Alireza Ghaleh Nasseri

Sport
- Country: Iran
- Sport: Para-athletics
- Events: Discus throw; Shot put;

Medal record
Paralympic Games
| Silver medal – second place | 2016 Rio de Janeiro | Discus throw F56 |
Islamic Solidarity Games
| Silver medal – second place | 2017 Baku | Discus throw F56 |
| Silver medal – second place | 2017 Baku | Shot put F56 |
Asian Para Games
| Gold medal – first place | 2018 Jakarta | Discus throw F54/55/56 |

= Alireza Ghaleh Nasseri =

Iranian Paralympic athlete

Alireza Ghaleh Nasseri is an Iranian Paralympic athlete. He represented Iran at the 2016 Summer Paralympics held in Rio de Janeiro, Brazil and he won the silver medal in the men's discus throw F56 event.

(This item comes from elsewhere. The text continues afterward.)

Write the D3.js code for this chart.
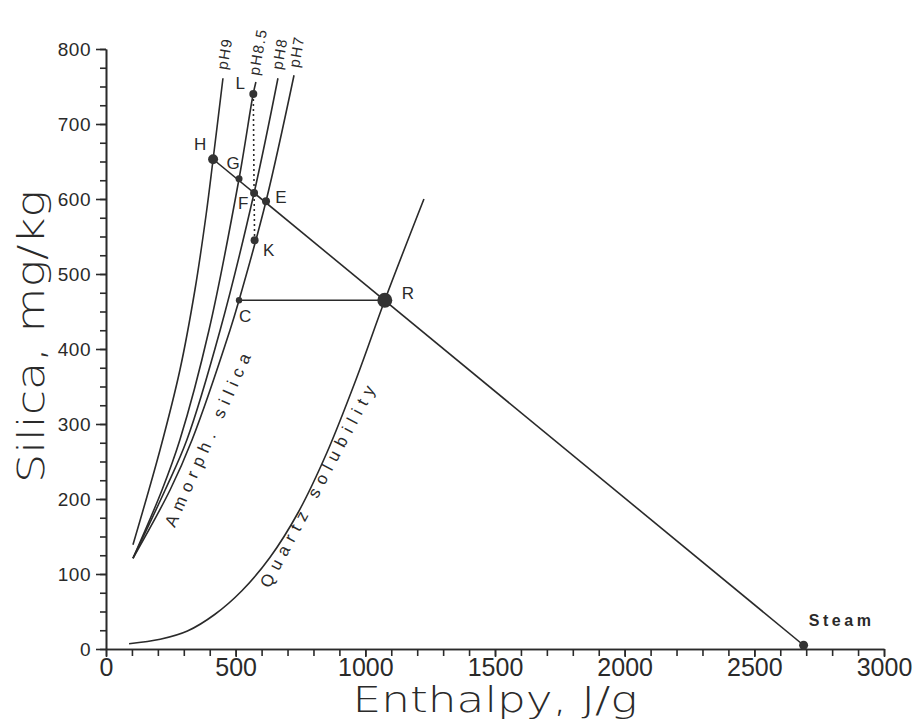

In 2017, he won two medals at the Islamic Solidarity Games held in Baku, Azerbaijan: the silver medal in the men's shot put F56 event and the silver medal in the men's discus throw F56 event.

At the 2018 Asian Para Games held in Jakarta, Indonesia, he won the gold medal in the men's discus throw F54/55/56 event.